Anti-PD-L1 is first maintenance therapy for advanced urothelial cancer on the PBS

GU cancer

By Mardi Chapman

29 Sep 2022

Avelumab (Bavencio) will be added to the PBS from 1 October as the first maintenance therapy for advanced urothelial carcinoma.

The anti-PD-L1 monoclonal antibody was recommended “for the maintenance treatment of Stage III or Stage IV urothelial carcinoma in patients whose disease has not progressed following first-line platinum-based chemotherapy” at the March 2021 PBAC meeting [link here].

“The PBAC considered that the appropriate comparator would be best supportive care with subsequent therapy with pembrolizumab on progression. The PBAC considered that, while the magnitude of the incremental benefit of the use of maintenance avelumab versus initiation of pembrolizumab on disease progression was uncertain, it was likely avelumab in this context would offer benefit to some patients.”

The decision follows the phase III JAVELIN Bladder 100 trial which randomised 700 patients with locally advanced or metastatic urothelial carcinoma who had not progressed following first-line, platinum-based chemotherapy to maintenance treatment with avelumab plus best supportive care versus best supportive care alone.

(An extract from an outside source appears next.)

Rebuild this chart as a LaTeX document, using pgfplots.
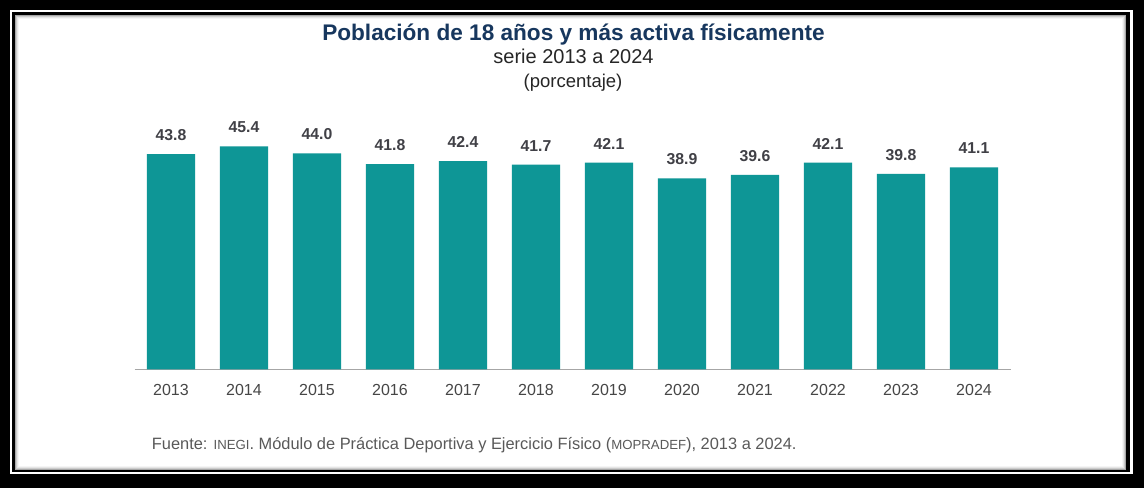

The study, published in the NEJM [link here], found overall survival at 1 year was 71.3% in the avelumab group and 58.4% in the control group (median overall survival, 21.4 months vs. 14.3 months; hazard ratio for death, 0.69; 95% confidence interval [CI], 0.56 to 0.86; P=0.001).

Associate Professor David Pook, from Monash Health and Holmesglen Private Hospital, said the survival benefit of avelumab as first-line maintenance therapy versus best supportive care was clear.

“We are now moving from watch and wait following chemotherapy to active therapy to prevent cancer progression,” he said.

“When bladder cancer progresses, some patients become too sick to receive further treatment, so moving directly to maintenance improves the proportion of patients who receive both chemotherapy and immunotherapy.”

“As the first checkpoint inhibitor to show a survival advantage as maintenance therapy for locally advanced or metastatic urothelial cancer, Bavencio is now the standard-of-care for patients who complete chemotherapy without progression,” he said.